# Sleep and Dreams > General Dream Discussion > Nightmares and Recurring Dreams >  >  how to have nightmares

## triple(c)train

i really want to have a nightmare...they make good stories anyone know a way hot to? please tell

----------


## ThePhobiaViewed

Dreams are usually based off of what happens in real life so maybe watching some scary movies before bed would help. Maybe also some video games that have scary, evil themes. And right now you might think you want to have a nightmare but when you wake up from it don't be surprised if you think you were an idiot for ever wanting it. It's like saying "let's go to a haunted house". It may seem like a good idea in the daytime but at night you may not want to have ever mentioned it.

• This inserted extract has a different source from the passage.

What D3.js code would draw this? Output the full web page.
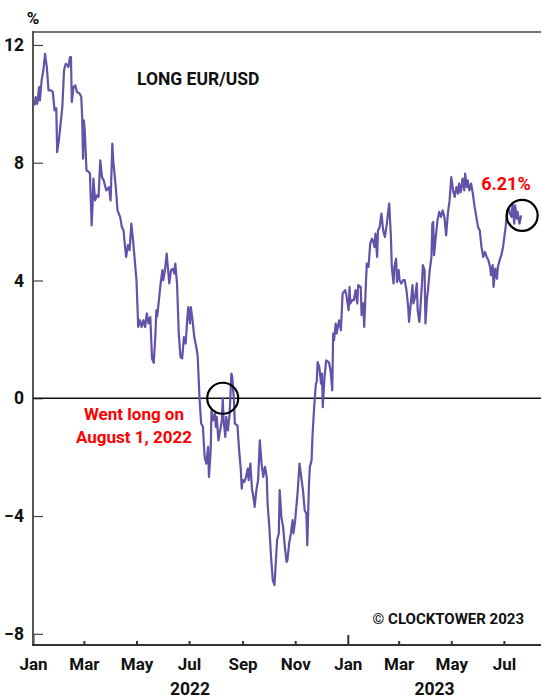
<!DOCTYPE html>
<html>
<head>
<meta charset="utf-8">
<script src="https://cdn.jsdelivr.net/npm/d3@7"></script>
<style>
  html, body { margin: 0; padding: 0; background: #fff; }
  svg { display: block; font-family: Roboto, "Noto Sans", sans-serif; font-weight: 700; }
</style>
</head>
<body>
<svg id="chart" width="542" height="698"></svg>
<script>
// Long EUR/USD position, % — 2022 observations (MM-DD) and values
const days2022 = ["01-03","01-04","01-06","01-08","01-09","01-10","01-11","01-13","01-15","01-17","01-19","01-22","01-24","01-26","01-28","01-29","01-31",
  "02-02","02-04","02-06","02-08","02-10","02-11","02-13","02-14","02-15","02-17","02-19","02-21","02-24","02-26","02-27","02-28",
  "03-01","03-02","03-04","03-07","03-08","03-10","03-11","03-12","03-14","03-16","03-18","03-20","03-22","03-24","03-26","03-27","03-30",
  "04-01","04-03","04-04","04-07","04-09","04-12","04-14","04-16","04-17","04-19","04-21","04-23","04-25","04-27","04-29",
  "05-01","05-03","05-05","05-07","05-09","05-11","05-13","05-15","05-17","05-19","05-21","05-23","05-24","05-25","05-27","05-29","05-31",
  "06-01","06-03","06-05","06-07","06-08","06-10","06-12","06-14","06-15","06-17","06-19","06-21","06-23","06-25","06-27","06-29","06-30",
  "07-02","07-03","07-05","07-07","07-10","07-11","07-12","07-13","07-15","07-17","07-19","07-21","07-23","07-24","07-26","07-27","07-29","07-31",
  "08-01","08-02","08-04","08-06","08-08","08-09","08-10","08-12","08-13","08-15","08-17","08-19","08-20","08-22","08-23","08-26","08-28","08-30","08-31",
  "09-01","09-03","09-05","09-07","09-08","09-10","09-12","09-13","09-15","09-17","09-19","09-21","09-23","09-25","09-27","09-29","09-30",
  "10-02","10-04","10-06","10-08","10-09","10-11","10-13","10-14","10-16","10-18","10-20","10-22","10-23","10-25","10-27","10-29","10-30",
  "11-01","11-02","11-04","11-06","11-08","11-10","11-12","11-14","11-15","11-17","11-18","11-20","11-21","11-23","11-25","11-26","11-27","11-29",
  "12-01","12-02","12-03","12-05","12-07","12-10","12-12","12-14","12-15","12-16","12-18","12-19","12-22","12-24","12-26","12-29","12-30"];
const values2022 = [9.95,10.23,10.00,10.57,10.12,10.46,10.80,11.14,11.70,11.25,10.46,10.46,10.40,9.78,9.85,8.36,8.76,
  9.33,9.89,11.14,11.36,11.31,11.25,11.59,11.59,10.06,10.57,10.63,10.40,10.35,10.23,9.55,8.14,
  9.44,9.10,7.74,7.68,7.63,5.87,6.50,7.46,6.72,6.89,6.84,8.08,7.51,7.40,7.17,7.06,7.17,
  6.72,8.65,8.08,7.17,6.38,6.16,5.82,5.70,5.36,4.80,5.20,5.03,5.93,5.36,4.69,
  4.00,2.42,2.65,2.42,2.65,2.42,2.88,2.54,2.76,1.35,1.20,2.20,2.99,2.78,3.33,3.90,4.35,
  4.01,4.35,4.91,4.23,3.90,4.35,4.40,4.23,4.57,3.90,2.20,1.40,1.35,2.08,1.86,2.76,3.10,
  2.54,3.10,2.65,2.08,1.63,1.40,0.72,0.04,-0.86,-0.97,-1.99,-2.22,-1.65,-2.67,-1.77,-0.41,-0.75,-0.52,
  -0.97,-0.63,-1.43,-1.09,-0.75,-0.01,-0.75,-1.31,-0.63,-1.09,-0.52,0.84,0.72,-0.07,-0.86,-0.92,-1.77,-2.44,-3.07,
  -2.78,-2.84,-2.67,-2.39,-2.78,-2.22,-3.12,-3.24,-3.69,-3.12,-2.78,-1.43,-2.22,-2.67,-2.33,-2.67,-3.58,
  -4.37,-5.39,-6.18,-6.35,-5.84,-4.82,-4.59,-3.12,-4.03,-4.37,-5.05,-5.56,-5.50,-4.93,-4.59,-4.14,-4.59,
  -4.14,-3.80,-3.12,-2.22,-2.67,-3.12,-3.80,-3.92,-4.99,-2.90,-2.33,-2.11,-1.31,-0.30,0.50,0.55,1.23,1.06,
  0.50,0.84,-0.30,0.72,1.29,1.23,0.95,0.27,2.20,1.97,2.54,2.20,2.65,2.31,3.56,3.67,3.56];

// 2023 observations (MM-DD) and values
const days2023 = ["01-02","01-03","01-04","01-06","01-08","01-10","01-12","01-13","01-16","01-17","01-19","01-20","01-22","01-23","01-25","01-27","01-29","01-30",
  "02-01","02-02","02-04","02-05","02-07","02-09","02-11","02-13","02-15","02-17","02-18","02-20","02-21","02-23","02-24","02-26","02-27",
  "03-01","03-02","03-04","03-06","03-08","03-10","03-12","03-13","03-15","03-17","03-18","03-20","03-22","03-23","03-25","03-26","03-28","03-29","03-31",
  "04-01","04-03","04-04","04-06","04-08","04-09","04-10","04-11","04-13","04-15","04-17","04-19","04-21","04-23","04-25","04-27","04-29",
  "05-01","05-03","05-05","05-07","05-09","05-10","05-12","05-14","05-16","05-17","05-19","05-20","05-22","05-24","05-26","05-28","05-30",
  "06-01","06-03","06-05","06-07","06-09","06-11","06-13","06-15","06-16","06-18","06-19","06-21","06-23","06-24","06-26","06-28","06-30",
  "07-03","07-05","07-07","07-08","07-10","07-11","07-13","07-14","07-16","07-17","07-19","07-21"];
const values2023 = [2.99,3.78,3.22,3.33,3.33,3.67,3.22,3.84,3.78,2.82,3.22,2.42,3.90,4.57,4.46,5.25,5.42,5.37,
  5.14,5.59,4.80,5.70,5.82,6.27,5.70,5.48,5.87,6.38,6.61,5.48,4.46,3.90,4.46,4.74,3.95,
  4.35,4.01,3.90,4.01,4.01,3.67,3.10,2.59,3.22,3.84,3.22,3.44,3.90,2.99,2.59,2.99,3.90,4.52,4.35,
  2.54,3.44,3.67,4.35,4.80,5.93,5.99,4.86,5.48,6.04,6.33,6.16,6.38,6.16,5.53,6.27,6.72,
  7.51,7.06,6.84,7.17,6.95,7.29,7.00,7.46,7.06,7.63,7.17,7.40,7.06,7.29,6.95,6.50,6.16,
  5.82,5.70,5.14,4.80,4.97,4.80,4.69,4.46,4.18,4.52,3.78,4.40,4.06,4.46,4.69,4.86,5.14,
  5.82,6.38,6.44,6.27,6.16,6.61,5.93,6.55,6.10,6.33,5.93,6.21];

// Axis ticks and labels
const yTicks = [-8, -4, 0, 4, 8, 12];
const monthTicks = ["2022-01-01","2022-03-01","2022-05-01","2022-07-01","2022-09-01","2022-11-01",
                    "2023-01-01","2023-03-01","2023-05-01","2023-07-01"];
const yearLabels = [{ label: "2022", from: "2022-01-01", to: "2022-12-31" },
                    { label: "2023", from: "2023-01-01", to: "2023-07-21" }];
const longEntryDate = "2022-08-09";   // marked entry point on the zero line

const parse = d3.timeParse("%Y-%m-%d");
const series = [
  ...days2022.map((d, i) => ({ date: parse("2022-" + d), value: values2022[i] })),
  ...days2023.map((d, i) => ({ date: parse("2023-" + d), value: values2023[i] }))
];
const last = series[series.length - 1];

const plot = { left: 33, right: 541, top: 32, bottom: 645 };
const svg = d3.select("#chart");

const x = d3.scaleTime()
  .domain([parse("2022-01-01"), parse("2023-08-13")])
  .range([plot.left, plot.right]);
const y = d3.scaleLinear()
  .domain([-8.38, 12.44])
  .range([plot.bottom, plot.top]);

// Top rule
svg.append("line").attr("x1", plot.left).attr("x2", plot.right).attr("y1", plot.top).attr("y2", plot.top)
  .attr("stroke", "#777").attr("stroke-width", 2);

// Y axis
const yAxis = svg.append("g")
  .attr("transform", `translate(${plot.left},0)`)
  .call(d3.axisLeft(y).tickValues(yTicks).tickSize(-10).tickPadding(9).tickFormat(d3.format("d")));
yAxis.select(".domain").remove();
yAxis.selectAll(".tick line").attr("stroke", "#444").attr("stroke-width", 1.2);
yAxis.selectAll(".tick text").attr("fill", "#111").attr("font-size", 17.5).attr("font-weight", 700)
  .attr("font-family", "Roboto, sans-serif");

// X axis
const xAxis = svg.append("g")
  .attr("transform", `translate(0,${plot.bottom})`)
  .call(d3.axisBottom(x).tickValues(monthTicks.map(parse)).tickSize(-4).tickPadding(13)
    .tickFormat(d3.timeFormat("%b")));
xAxis.select(".domain").remove();
xAxis.selectAll(".tick line").attr("stroke", "#333").attr("stroke-width", 2)
  .attr("y2", d => d.getMonth() === 0 ? -10 : -4);
xAxis.selectAll(".tick text").attr("fill", "#111").attr("font-size", 17).attr("font-weight", 700)
  .attr("font-family", "Roboto, sans-serif");

// Left and bottom axis lines
svg.append("line").attr("x1", plot.left).attr("x2", plot.left).attr("y1", plot.top - 1).attr("y2", plot.bottom + 1)
  .attr("stroke", "#555").attr("stroke-width", 2);
svg.append("line").attr("x1", plot.left - 1).attr("x2", plot.right).attr("y1", plot.bottom).attr("y2", plot.bottom)
  .attr("stroke", "#333").attr("stroke-width", 2);

// Year labels centred under each year's span
svg.selectAll("text.year").data(yearLabels).join("text")
  .attr("class", "year")
  .attr("x", d => (x(parse(d.from)) + x(parse(d.to))) / 2)
  .attr("y", 695)
  .attr("text-anchor", "middle")
  .attr("font-size", 17.5).attr("fill", "#111")
  .text(d => d.label);

// Unit label
svg.append("text").attr("x", plot.left).attr("y", 24).attr("text-anchor", "middle")
  .attr("font-size", 17).attr("fill", "#111").text("%");

// Zero line
svg.append("line").attr("x1", plot.left).attr("x2", plot.right).attr("y1", y(0)).attr("y2", y(0))
  .attr("stroke", "#111").attr("stroke-width", 1.5);

// Position line
const line = d3.line().x(d => x(d.date)).y(d => y(d.value));
svg.append("path").datum(series)
  .attr("fill", "none")
  .attr("stroke", "#6451a8")
  .attr("stroke-width", 2.2)
  .attr("stroke-linejoin", "round")
  .attr("d", line);

// Entry and latest-value markers
svg.append("circle").attr("cx", x(parse(longEntryDate))).attr("cy", y(0)).attr("r", 15.5)
  .attr("fill", "none").attr("stroke", "#000").attr("stroke-width", 2.2);
svg.append("circle").attr("cx", x(last.date) + 1).attr("cy", y(last.value)).attr("r", 15.5)
  .attr("fill", "none").attr("stroke", "#000").attr("stroke-width", 2.2);

// Annotations
svg.append("text").attr("x", 137).attr("y", 85).attr("font-size", 17.5).attr("fill", "#111")
  .text("LONG EUR/USD");

svg.append("text").attr("x", 506).attr("y", 190).attr("text-anchor", "middle")
  .attr("font-size", 18).attr("fill", "#ff0000")
  .text(d3.format(".2f")(last.value) + "%");

const note = svg.append("text").attr("text-anchor", "middle").attr("font-size", 17).attr("fill", "#ff0000");
note.append("tspan").attr("x", 134).attr("y", 420).text("Went long on");
note.append("tspan").attr("x", 134).attr("y", 443).text("August 1, 2022");

svg.append("text").attr("x", 524).attr("y", 624).attr("text-anchor", "end")
  .attr("font-size", 15).attr("fill", "#111").text("© CLOCKTOWER 2023");
</script>
</body>
</html>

I don't get many nightmares either and I don't really want them (unless I'm lucid).

----------


## Snuggleumpakis

> i really want to have a nightmare...they make good stories anyone know a way hot to? please tell



YEah you should probably work on becoming lucid first before having a nightmare so you don't like cry and think it's real.

----------


## awoke

I've heard chocolate can aid in nightmares.
watching a scary movie is good advice too. but non of that sissy shit like candyman or SAW. watch something that truly fucks with youre psyche, like war documentaries etc...

----------


## Nightmare

For me personally, I get nightmares if I sleep on my back.  When I was a kid they were so bad that I've had to train myself to stop sleeping on my back altogether.  These days if I do wake up from a nightmare, sure enough I was sleeping on my back.  Give it a shot.

----------


## Johnny87

> For me personally, I get nightmares if I sleep on my back.  When I was a kid they were so bad that I've had to train myself to stop sleeping on my back altogether.  These days if I do wake up from a nightmare, sure enough I was sleeping on my back.  Give it a shot.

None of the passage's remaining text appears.